• EXERCISE INSTRUCTIONS: Both the line containing "Give me the matplotlib source for this chart." and the line containing "plt.rcParams['mathtext.it'] = 'Liberation" are part of the range to copy, along with every line between them. Copy it exactly and leave out the pictures.

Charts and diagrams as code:
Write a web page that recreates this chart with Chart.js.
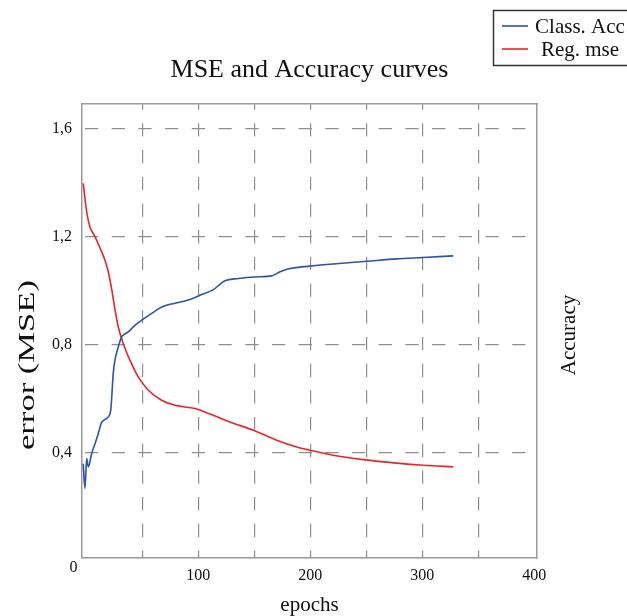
<!DOCTYPE html>
<html>
<head>
<meta charset="utf-8">
<title>MSE and Accuracy curves</title>
<script src="https://cdn.jsdelivr.net/npm/chart.js@4.4.0/dist/chart.umd.min.js"></script>
<style>
    html, body { margin: 0; padding: 0; background: #ffffff; }
    #wrap { width: 627px; height: 616px; position: relative; }
</style>
</head>
<body>
<div id="wrap"><canvas id="chart"></canvas></div>
<script>
// 數據
const accEpochs = [-2.7, -1.2, 0.4, 1.8, 4.8, 7.8, 10.7, 13.8, 19.6, 22, 24.1, 25.6, 28.6, 31.6, 37.5, 43.5, 49.5, 58.4, 67.3, 79.2, 91, 101.5, 113.4, 123.8, 135.7, 150.6, 165.5, 173, 181.9, 199.7, 217.6, 250.4, 277.1, 300.9, 327.7];
const accValues = [0.359, 0.267, 0.378, 0.347, 0.396, 0.433, 0.47, 0.513, 0.532, 0.563, 0.693, 0.742, 0.791, 0.828, 0.847, 0.871, 0.89, 0.915, 0.939, 0.953, 0.965, 0.982, 1.003, 1.036, 1.044, 1.05, 1.054, 1.069, 1.081, 1.09, 1.097, 1.108, 1.117, 1.122, 1.128];

const mseEpochs = [-2.7, 0.4, 3.3, 7.8, 12.2, 16.7, 19.6, 22.7, 25.6, 28.6, 33, 39, 46.4, 55.4, 67.3, 79.2, 97, 113.4, 128.3, 149.1, 170, 187.9, 202.7, 220.5, 247.3, 277.1, 300.9, 327.7];
const mseValues = [1.396, 1.29, 1.235, 1.199, 1.158, 1.112, 1.07, 1.005, 0.93, 0.865, 0.804, 0.742, 0.68, 0.631, 0.594, 0.575, 0.563, 0.538, 0.513, 0.483, 0.446, 0.421, 0.406, 0.39, 0.374, 0.361, 0.353, 0.347];

const seriesLabels = ['Class. Acc', 'Reg. mse'];
const seriesColors = ['#2c54a8', '#e8252b'];

const xTickValues = [50, 100, 150, 200, 250, 300, 350, 400];
const xTickLabels = ['', '100', '', '200', '', '300', '', '400'];
const yTickValues = [0.4, 0.8, 1.2, 1.6];
const yTickLabels = ['0,4', '0,8', '1,2', '1,6'];

const chartTitle = 'MSE and Accuracy curves';
const xTitle = 'epochs';
const yTitle = 'error (MSE)';
const y2Title = 'Accuracy';
const originLabel = '0';

const serif = "'Liberation Serif', 'DejaVu Serif', serif";
const axisGray = '#9a9a9a';
const gridGray = '#8f8f8f';
const textColor = '#111111';

/**
 * 把 x / y 陣列組成點
 */
function toPoints(xs, ys) {
    return xs.map((x, i) => ({ x: x, y: ys[i] }));
}

/**
 * 額外文字：原點 0、直立的軸標題
 */
const extraText = {
    id: 'extraText',
    afterDraw(chart) {
        const ctx = chart.ctx;
        const area = chart.chartArea;
        ctx.save();
        ctx.fillStyle = textColor;

        // 左下角的 0
        ctx.font = '16px ' + serif;
        ctx.textAlign = 'center';
        ctx.textBaseline = 'middle';
        ctx.fillText(originLabel, area.left - 8.5, area.bottom + 10);

        // 左側標題（原圖是被拉長的）
        ctx.save();
        ctx.translate(area.left - 48, 365);
        ctx.rotate(-Math.PI / 2);
        ctx.font = '23px ' + serif;
        const w = ctx.measureText(yTitle).width;
        ctx.scale(170 / w, 1);
        ctx.textAlign = 'center';
        ctx.textBaseline = 'alphabetic';
        ctx.fillText(yTitle, 0, 0);
        ctx.restore();

        // 右側標題
        ctx.save();
        ctx.translate(area.right + 38, (area.top + area.bottom) / 2 + 4);
        ctx.rotate(-Math.PI / 2);
        ctx.font = '21px ' + serif;
        ctx.textAlign = 'center';
        ctx.textBaseline = 'alphabetic';
        ctx.fillText(y2Title, 0, 0);
        ctx.restore();

        ctx.restore();
    }
};

/**
 * 右上角的圖例框
 */
const boxLegend = {
    id: 'boxLegend',
    afterDraw(chart) {
        const ctx = chart.ctx;
        ctx.save();
        ctx.fillStyle = '#ffffff';
        ctx.fillRect(493.5, 10.5, 200, 55);
        ctx.strokeStyle = '#333333';
        ctx.lineWidth = 1.5;
        ctx.strokeRect(493.5, 10.5, 200, 55);

        chart.data.datasets.forEach((ds, i) => {
            const y = 26 + i * 23;
            ctx.strokeStyle = ds.borderColor;
            ctx.lineWidth = 1.6;
            ctx.beginPath();
            ctx.moveTo(502, y);
            ctx.lineTo(528, y);
            ctx.stroke();

            ctx.fillStyle = textColor;
            ctx.font = '21px ' + serif;
            ctx.textAlign = 'center';
            ctx.textBaseline = 'middle';
            ctx.fillText(ds.label, 580, y + 1);
        });
        ctx.restore();
    }
};

const ctx = document.getElementById('chart').getContext('2d');
const chart = new Chart(ctx, {
    type: 'line',
    data: {
        datasets: [{
            label: seriesLabels[0],
            data: toPoints(accEpochs, accValues),
            borderColor: seriesColors[0],
            borderWidth: 1.6,
            pointRadius: 0,
            fill: false,
            cubicInterpolationMode: 'monotone'
        }, {
            label: seriesLabels[1],
            data: toPoints(mseEpochs, mseValues),
            borderColor: seriesColors[1],
            borderWidth: 1.6,
            pointRadius: 0,
            fill: false,
            cubicInterpolationMode: 'monotone'
        }]
    },
    options: {
        responsive: true,
        maintainAspectRatio: false,
        animation: false,
        layout: { padding: 0 },
        plugins: {
            legend: { display: false },
            tooltip: { enabled: false },
            title: {
                display: true,
                text: chartTitle,
                fullSize: false,
                color: textColor,
                font: { family: serif, size: 26, weight: 'normal', lineHeight: 1 },
                padding: { top: 57, bottom: 21 }
            }
        },
        scales: {
            x: {
                type: 'linear',
                position: 'bottom',
                min: -3.8,
                max: 402.4,
                afterBuildTicks: function(scale) {
                    scale.ticks = xTickValues.map(v => ({ value: v }));
                },
                afterFit: function(scale) {
                    scale.height = 58;
                },
                ticks: {
                    autoSkip: false,
                    maxRotation: 0,
                    padding: 8,
                    color: textColor,
                    font: { family: serif, size: 16 },
                    callback: function(value) {
                        const i = xTickValues.indexOf(value);
                        return i >= 0 ? xTickLabels[i] : '';
                    }
                },
                grid: {
                    drawTicks: false,
                    lineWidth: 1.2,
                    color: c => (c.tick && c.tick.value === 400) ? 'rgba(0,0,0,0)' : gridGray
                },
                border: { color: axisGray, width: 1.5, dash: [13.3, 13.4], dashOffset: 7.4 },
                title: {
                    display: true,
                    text: xTitle,
                    color: textColor,
                    font: { family: serif, size: 21, lineHeight: 1 },
                    padding: { top: 0, bottom: 0 }
                }
            },
            xTop: {
                type: 'linear',
                position: 'top',
                afterFit: function(scale) {
                    scale.height = 0;
                },
                ticks: { display: false },
                grid: { display: false },
                border: { color: axisGray, width: 1.5 }
            },
            y: {
                type: 'linear',
                position: 'left',
                min: 0.01,
                max: 1.69,
                afterBuildTicks: function(scale) {
                    scale.ticks = yTickValues.map(v => ({ value: v }));
                },
                afterFit: function(scale) {
                    scale.width = 82;
                },
                ticks: {
                    padding: 10,
                    color: textColor,
                    font: { family: serif, size: 16 },
                    callback: function(value) {
                        const i = yTickValues.indexOf(value);
                        return i >= 0 ? yTickLabels[i] : '';
                    }
                },
                grid: {
                    drawTicks: false,
                    lineWidth: 1.2,
                    color: gridGray
                },
                border: { color: axisGray, width: 1.5, dash: [13.3, 13.4], dashOffset: 24.2 }
            },
            yRight: {
                type: 'linear',
                position: 'right',
                afterFit: function(scale) {
                    scale.width = 90;
                },
                ticks: { display: false },
                grid: { display: false },
                border: { color: axisGray, width: 1.5 }
            }
        }
    },
    plugins: [extraText, boxLegend]
});
</script>
</body>
</html>
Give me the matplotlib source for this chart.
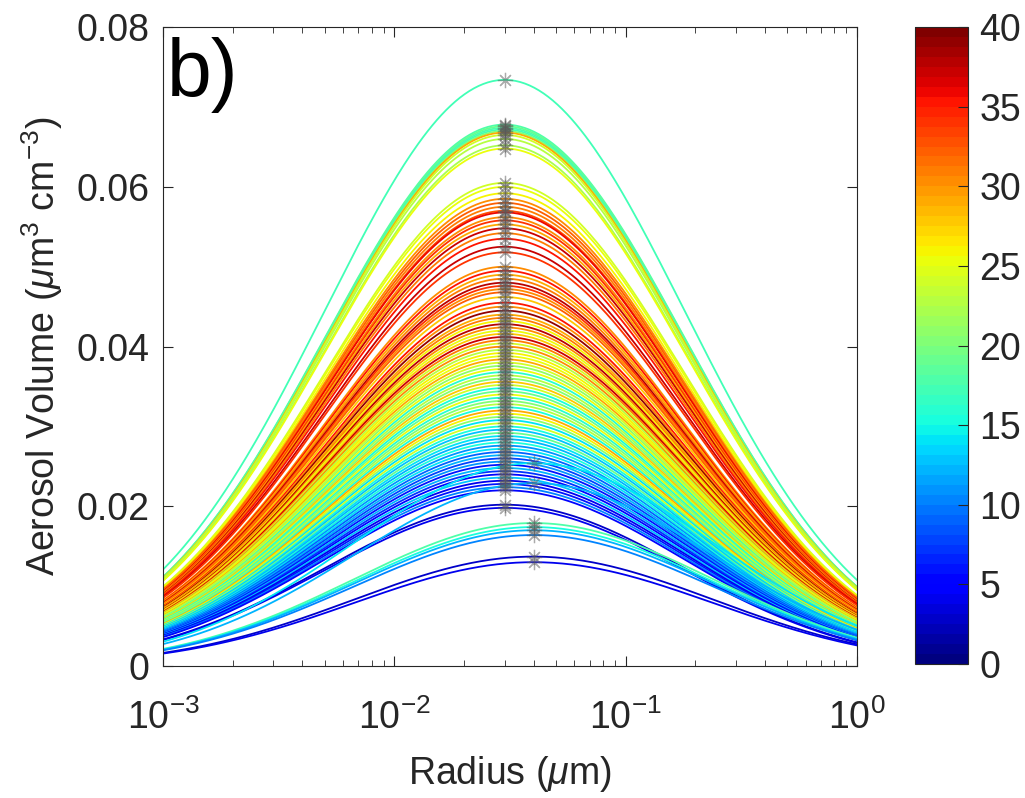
import matplotlib.pyplot as plt
import matplotlib as mpl
import numpy as np

plt.rcParams['font.family'] = ['Liberation Sans', 'DejaVu Sans']
plt.rcParams['mathtext.fontset'] = 'custom'
plt.rcParams['mathtext.rm'] = 'Liberation Sans'
plt.rcParams['mathtext.it'] = 'Liberation Sans:italic'

# fitted log-normal modes: peak volume, mode radius, colour value
peak_volume = [
    0.0734,
    0.0678, 0.0676, 0.0674, 0.0672, 0.0670, 0.0668, 0.0665, 0.0660, 0.0652, 0.0648,
    0.0605, 0.0600, 0.0592,
    0.0585, 0.0580, 0.0575, 0.0570, 0.0568, 0.0562, 0.0558, 0.0553, 0.0548, 0.0542, 0.0535,
    0.0525, 0.0518,
    0.0500, 0.0495, 0.0490, 0.0485, 0.0480, 0.0476, 0.0472, 0.0468, 0.0462,
    0.0455, 0.0450, 0.0445, 0.0440, 0.0436, 0.0432, 0.0428, 0.0424, 0.0420, 0.0416,
    0.0412, 0.0408, 0.0404, 0.0400, 0.0396,
    0.0392, 0.0388, 0.0384, 0.0380, 0.0376, 0.0372, 0.0368, 0.0364, 0.0360, 0.0356,
    0.0352, 0.0348, 0.0344, 0.0340, 0.0336, 0.0332, 0.0328, 0.0324, 0.0320, 0.0316,
    0.0312, 0.0308, 0.0304, 0.0300, 0.0296, 0.0292, 0.0288, 0.0284, 0.0280, 0.0276,
    0.0272, 0.0268, 0.0264, 0.0260, 0.0256, 0.0252, 0.0248, 0.0244, 0.0240, 0.0236,
    0.0232, 0.0228, 0.0224, 0.0220,
    0.0202, 0.0198,
    0.0254, 0.0229,
    0.0179, 0.0174, 0.0170, 0.0164, 0.0137, 0.0130,
]
mode_radius = [0.03] * 97 + [0.04] * 8
color_value = [
    17,
    18, 19, 18, 17, 20, 29, 24, 23, 22, 25,
    24, 25, 26,
    30, 32, 31, 33, 36, 30, 34, 29, 37, 31, 35,
    37, 34,
    30, 35, 29, 31, 38, 34, 30, 32, 28,
    35, 30, 39, 29, 31, 26, 38, 30, 25, 28,
    37, 31, 24, 30, 23,
    26, 25, 29, 24, 21, 25, 16, 23, 20, 28,
    24, 15, 19, 25, 16, 20, 23, 15, 29, 26,
    21, 14, 24, 15, 13, 19, 14, 12, 15, 11,
    14, 9, 12, 8, 11, 6, 12, 7, 5, 13,
    4, 6, 10, 5,
    3, 4,
    14, 12,
    18, 15, 12, 10, 3, 4,
]
ln_width = 1.79

radius = np.logspace(-3, 0, 300)
cmap = mpl.colormaps['jet'].resampled(64)
norm = mpl.colors.Normalize(0, 40)

fig = plt.figure(figsize=(10.25, 7.98), dpi=100)
ax = fig.add_axes([0.159, 0.1654, 0.677, 0.8006])
cax = fig.add_axes([0.893, 0.168, 0.0517, 0.798])

for v, rm, c in zip(peak_volume, mode_radius, color_value):
    vol = v * np.exp(-np.log(radius / rm)**2 / (2 * ln_width**2))
    ax.plot(radius, vol, color=cmap(norm(c)), lw=1.3)

ax.plot(mode_radius, peak_volume, ls='none', marker=(8, 2, 0), ms=11,
        mec='0.35', mew=0.9, alpha=0.5)

ax.set_xscale('log')
ax.set_xlim(1e-3, 1)
ax.set_ylim(0, 0.08)
ax.set_yticks([0, 0.02, 0.04, 0.06, 0.08])
ax.set_yticklabels(['0', '0.02', '0.04', '0.06', '0.08'])
ax.set_xticks([1e-3, 1e-2, 1e-1, 1])
ax.set_xticklabels([r'$10^{-3}$', r'$10^{-2}$', r'$10^{-1}$', r'$10^{0}$'])
ax.tick_params(which='both', direction='in', top=True, right=True,
               labelsize=27, colors='#262626')
ax.tick_params(axis='y', pad=10)
ax.tick_params(axis='x', pad=24)
ax.tick_params(which='major', length=7)
ax.tick_params(which='minor', length=4)
for s in ax.spines.values():
    s.set_color('#262626')
ax.set_xlabel(r'Radius ($\mu$m)', fontsize=27, color='#262626', labelpad=12)
ax.set_ylabel(r'Aerosol Volume ($\mu$m$^3$ cm$^{-3}$)', fontsize=27,
              color='#262626', labelpad=8)
ax.text(0.005, 0.985, 'b)', transform=ax.transAxes, fontsize=58,
        va='top', ha='left')

sm = mpl.cm.ScalarMappable(norm=norm, cmap=cmap)
cb = fig.colorbar(sm, cax=cax, ticks=np.arange(0, 41, 5))
cb.ax.tick_params(direction='in', labelsize=27, colors='#262626', length=7, pad=8)
cb.outline.set_edgecolor('#262626')

fig.savefig('out.png', dpi=100)
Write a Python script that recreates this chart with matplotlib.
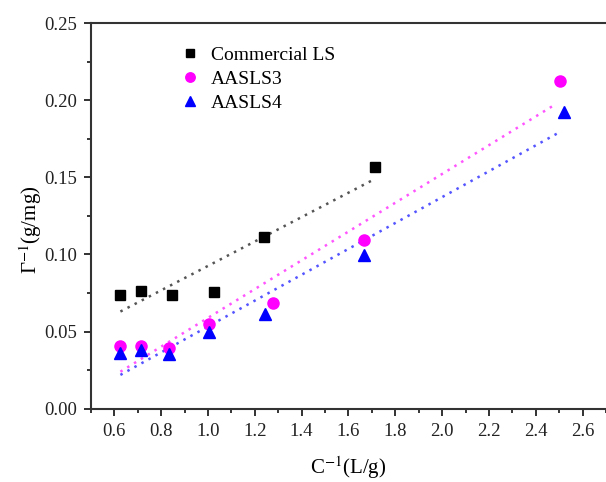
import numpy as np
import matplotlib
matplotlib.use("Agg")
import matplotlib.pyplot as plt
from matplotlib.ticker import MultipleLocator, FormatStrFormatter

plt.rcParams["font.family"] = ["Liberation Serif", "DejaVu Serif"]
plt.rcParams["mathtext.fontset"] = "stix"

# Data
x_ls = [0.626, 0.714, 0.845, 1.025, 1.24, 1.713]
y_ls = [0.0738, 0.0764, 0.0738, 0.0760, 0.1115, 0.1565]

x_s3 = [0.626, 0.714, 0.833, 1.005, 1.276, 1.665, 2.502]
y_s3 = [0.0409, 0.0405, 0.0392, 0.0548, 0.0688, 0.1095, 0.2123]

x_s4 = [0.626, 0.714, 0.833, 1.005, 1.245, 1.668, 2.52]
y_s4 = [0.0360, 0.0380, 0.0355, 0.0500, 0.0615, 0.0998, 0.1922]

# fitted lines (slope, intercept, x range) as drawn in the figure
fit_ls = (0.0791, 0.0135, 0.626, 1.70)
fit_s3 = (0.0933, -0.0344, 0.626, 2.485)
fit_s4 = (0.0839, -0.0306, 0.626, 2.51)

fig = plt.figure(figsize=(6.06, 4.82), dpi=100)
ax = fig.add_axes([0.150, 0.152, 0.850, 0.800])

for (k, b, x0, x1), c in [(fit_ls, "#555555"), (fit_s3, "#ff55ff"), (fit_s4, "#5555ff")]:
    xx = np.array([x0, x1])
    ax.plot(xx, k * xx + b, linestyle=(0, (1, 2.2)), color=c, linewidth=1.8)

ax.plot(x_ls, y_ls, "s", color="black", markersize=6.5, linestyle="none", label="Commercial LS")
ax.plot(x_s3, y_s3, "o", color="#ff00ff", markersize=8, linestyle="none", label="AASLS3")
ax.plot(x_s4, y_s4, "^", color="#0000ff", markersize=8, linestyle="none", label="AASLS4")

ax.set_xlim(0.5, 2.7)
ax.set_ylim(0.0, 0.25)
ax.set_xticks(np.arange(0.6, 2.61, 0.2))
ax.xaxis.set_minor_locator(MultipleLocator(0.1))
ax.yaxis.set_major_locator(MultipleLocator(0.05))
ax.yaxis.set_minor_locator(MultipleLocator(0.025))
ax.xaxis.set_major_formatter(FormatStrFormatter("%.1f"))
ax.yaxis.set_major_formatter(FormatStrFormatter("%.2f"))
ax.tick_params(which="major", direction="out", length=5, width=1.3, labelsize=13.5,
               colors="#222222", pad=5)
ax.tick_params(which="minor", direction="out", length=3, width=1.1)
ax.spines["right"].set_visible(False)
for s in ["left", "bottom", "top"]:
    ax.spines[s].set_linewidth(1.5)
    ax.spines[s].set_color("#333333")

ax.set_xlabel("C$^{-1}$(L/g)", fontsize=15)
ax.xaxis.set_label_coords(0.5, -0.118)
ax.set_ylabel("Γ$^{-1}$(g/mg)", fontsize=15)
ax.yaxis.set_label_coords(-0.092, 0.464)

leg = ax.legend(loc="upper left", bbox_to_anchor=(0.14, 0.985), frameon=False, fontsize=14,
                handletextpad=0.55, labelspacing=0.32, handlelength=1.0, markerscale=0.85)

fig.savefig("out.png", dpi=100)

• THE ANSWER:
Give me the matplotlib source for this chart.
import matplotlib.pyplot as plt
import matplotlib as mpl
import numpy as np

plt.rcParams['font.family'] = ['Liberation Sans', 'DejaVu Sans']
plt.rcParams['mathtext.fontset'] = 'custom'
plt.rcParams['mathtext.rm'] = 'Liberation Sans'
plt.rcParams['mathtext.it'] = 'Liberation Sans:italic'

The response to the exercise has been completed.